Is the Mafia Saving Italy From ISIS, or Just Profiting From Them?

Why the notorious organized-crime syndicates could prove to be Europe’s best natural defense against the terror group.

12.11.15 4:24 PM ET

ROME — About 20 miles north of Naples, there’s a beachfront community that operates so far outside the law no one even tries to intervene. It’s there, among the abandoned hotels built illegally in the 1970s and ’80s, that the Camorra crime syndicate has forged a terrifying alliance with the local Nigerian mafia known as the EYE of Castel Volturno, which aspires to the ISIS model of terrorism. 

It is no great secret that the EYE and Camorra run a healthy partnership in arms- and human-trafficking from the seaside no man’s land. Castel Volturno is where new Nigerian prostitutes endure a lurid juju voodoo ritual involving menstrual blood, pubic hair, and toenails. It’s also where, in 2008, seven Nigerian men were killed in a spray of bullets in front of the Ob Ob Exotic Fashion Tailor Shop by Camorra thugs. Their crime? Selling drugs and arms on Camorra territory. There have been no conflicts since then, officials say, because now they work together.

Authorities say they fear the Camorra and other organized-crime groups are now profiting from terrorists who traverse through Italy, including Paris bomber Salah Abdeslam, who came through in August. 

At the same time, those same authorities say they’re certain that the Camorra and other crime syndicates want the monopoly on terror in Italy—and won’t let ISIS affiliates dig in too deep. “Our country has a vast territory, difficult to control and full of places that could be considered sensitive targets. So it would be foolish, not to say ridiculous, to say we are secure despite constant monitoring of public transportation, major shopping centers, and airports,” a former agent who called himself Ivy with Italy’s Secret Service told Panorama magazine recently. “But the real protection is the indirect one exercised by criminal organizations.

“Italy is able to protect itself from terrorist attacks in just two ways: the precise monitoring of ‘weak signals’ that allows wiretapping and targeted preventive interventions, and with the Mafia.”

New details of this deadly partnership were laid out by a Ghanian man who had worked for years as a collaborator with the EYE Nigerian mafia in Castel Volturno—and who recently switched sides and turned pentito. The man, who is now under police protection after testifying to a judge about the alliance, gave a videotaped interview to Corriere Della Sera from his secret hiding place.

He says an ISIS fighter he knew from his days in Libya had recently contacted him about making a scouting trip to Italy. The terrorist, who was reportedly financed by ISIS in Libya, asked him to help arrange visits to Rome and Milan in particular, taking photos of spots that could be attacked. The EYE thugs were happy to provide maps and even a camera, and asked the Ghanian man to be the driver to take him around. But just before the ISIS figure arrived, the Ghanian man says the Camorra put a stop to the plans. “I was scared that something bad would happen in Italy,” he told Corriere della Sera. “But when I left, I was threatened by both sides.”

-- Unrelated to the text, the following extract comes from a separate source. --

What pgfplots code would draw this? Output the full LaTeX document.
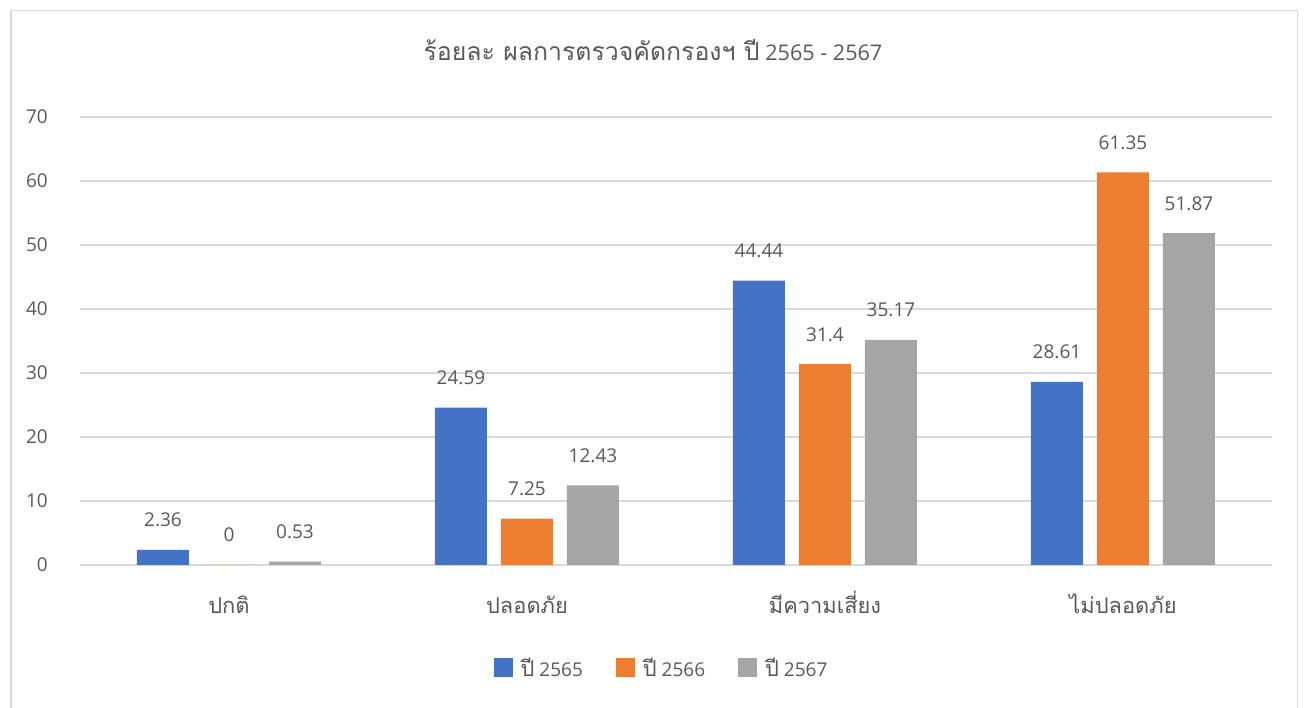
\documentclass[border=0pt]{standalone}
\usepackage{fontspec}
\setmainfont{Open Sans}
\newfontfamily\thaifont[Script=Thai,Scale=1.15]{Loma}
\usepackage{pgfplots}
\pgfplotsset{compat=1.18}
\definecolor{cA}{HTML}{4472C4}
\definecolor{cB}{HTML}{ED7D31}
\definecolor{cC}{HTML}{A5A5A5}
\definecolor{gridc}{HTML}{D9D9D9}
\definecolor{txtc}{HTML}{595959}
\begin{document}
\begin{tikzpicture}[x=1pt,y=1pt]
\useasboundingbox (0,0) rectangle (1306,708);
\clip (0,0) rectangle (1306,708);
\draw[gridc, line width=1.5pt] (10.75,-20) rectangle (1297.25,697.25);
\begin{axis}[
  at={(80pt,143pt)}, anchor=south west,
  scale only axis, width=1192pt, height=448pt,
  ymin=0, ymax=70, xmin=-0.5, xmax=3.5,
  ytick={0,10,...,70}, xtick={0,1,2,3},
  xticklabels={{\thaifont ปกติ},{\thaifont ปลอดภัย},{\thaifont มีความเสี่ยง},{\thaifont ไม่ปลอดภัย}},
  ybar=14pt, bar width=52pt,
  axis line style={draw=none},
  major tick length=0pt,
  ymajorgrids, grid style={gridc, line width=1.4pt},
  /pgf/number format/assume math mode=true,
  tick label style={font=\fontsize{19}{23}\selectfont, text=txtc},
  yticklabel style={anchor=east, inner sep=0pt, xshift=-32pt},
  xticklabel style={anchor=base, inner sep=0pt, yshift=-49pt},
  title={{\thaifont ร้อยละ ผลการตรวจคัดกรองฯ ปี} 2565 - 2567},
  title style={at={(axis description cs:0.4807,1.1138)}, anchor=base, inner sep=0pt, font=\fontsize{21.6}{26}\selectfont, text=txtc},
  nodes near coords,
  every node near coord/.append style={font=\fontsize{19}{23}\selectfont, text=txtc, anchor=base, inner sep=0pt, yshift=23pt},
  legend columns=3,
  legend style={at={(axis description cs:0.487,-0.2299)}, anchor=center, draw=none, fill=none,
    font=\fontsize{19}{23}\selectfont, text=txtc,
    nodes={inner sep=0pt, anchor=west},
    /tikz/every even column/.append style={column sep=33pt}},
  legend image code/.code={\fill[#1, draw=none] (0pt,-9.5pt) rectangle (19pt,9.5pt); \path (27pt,0pt);},
]
\addplot[fill=cA, draw=none] coordinates {(0,2.36) (1,24.59) (2,44.44) (3,28.61)};
\addplot[fill=cB, draw=none] coordinates {(0,0) (1,7.25) (2,31.4) (3,61.35)};
\addplot[fill=cC, draw=none] coordinates {(0,0.53) (1,12.43) (2,35.17) (3,51.87)};
\legend{{\thaifont ปี} 2565,{\thaifont ปี} 2566,{\thaifont ปี} 2567}
\end{axis}
\end{tikzpicture}
\end{document}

The mob may keep Italy safe, but it will likely not keep the terrorists out. This week, Italy was told it could face EU sanctions for not upholding the basic tenets of the Dublin Treaty, which requires that all migrants and refugees are registered upon entering a country. That lapse is not only disastrous when it comes to keeping tabs on the heavy influx of migrants into Europe, but it could also facilitate the movement of jihadi fighters hiding among them.

Carlo Tombolo, the scientific director of Italy’s Observatory on Small Arms, says Italy’s organized-crime syndicates in southern Italy make a healthy profit on terrorists. “Cells linked to Islamic extremism can only pass through areas such as Sicily, Calabria, Puglia, and Campania, but they are not allowed to stop,” he told The Daily Beast. “The Camorra, the ’Ndrangheta, and the Mafia, if anything, can only gain from their transit.”

But he says the extremists also run a risk of getting too cozy with the mob, who are under heavy surveillance across the country. “Even the terrorists themselves know that territorial control is exercised by the Mafia, and it just might get them targeted by investigators,” Tombolo says, noting that the two heinous groups have plenty to gain from each other. “There are weapons belonging to ISIS and Boko Haram buried all over the Italian countryside.”

Mob protection is not just limited to Italy. Giovanni Gambino, a Sicilian-born son of a Gambino family kingpin told NBC News recently that the Mafia in Sicily would protect New York. The world is dangerous today, but people living in New York neighborhoods with Sicilian connections should feel safe. We make sure our friends and families are protected from extremists and terrorists, especially the brutal, psychopathic organization that calls itself the Islamic State,” he said. “The Mafia has a bad reputation, but much of that’s undeserved. As with everything in life, there are good, bad, and ugly parts—the rise of global terrorism gives the Mafia a chance to show its good side.”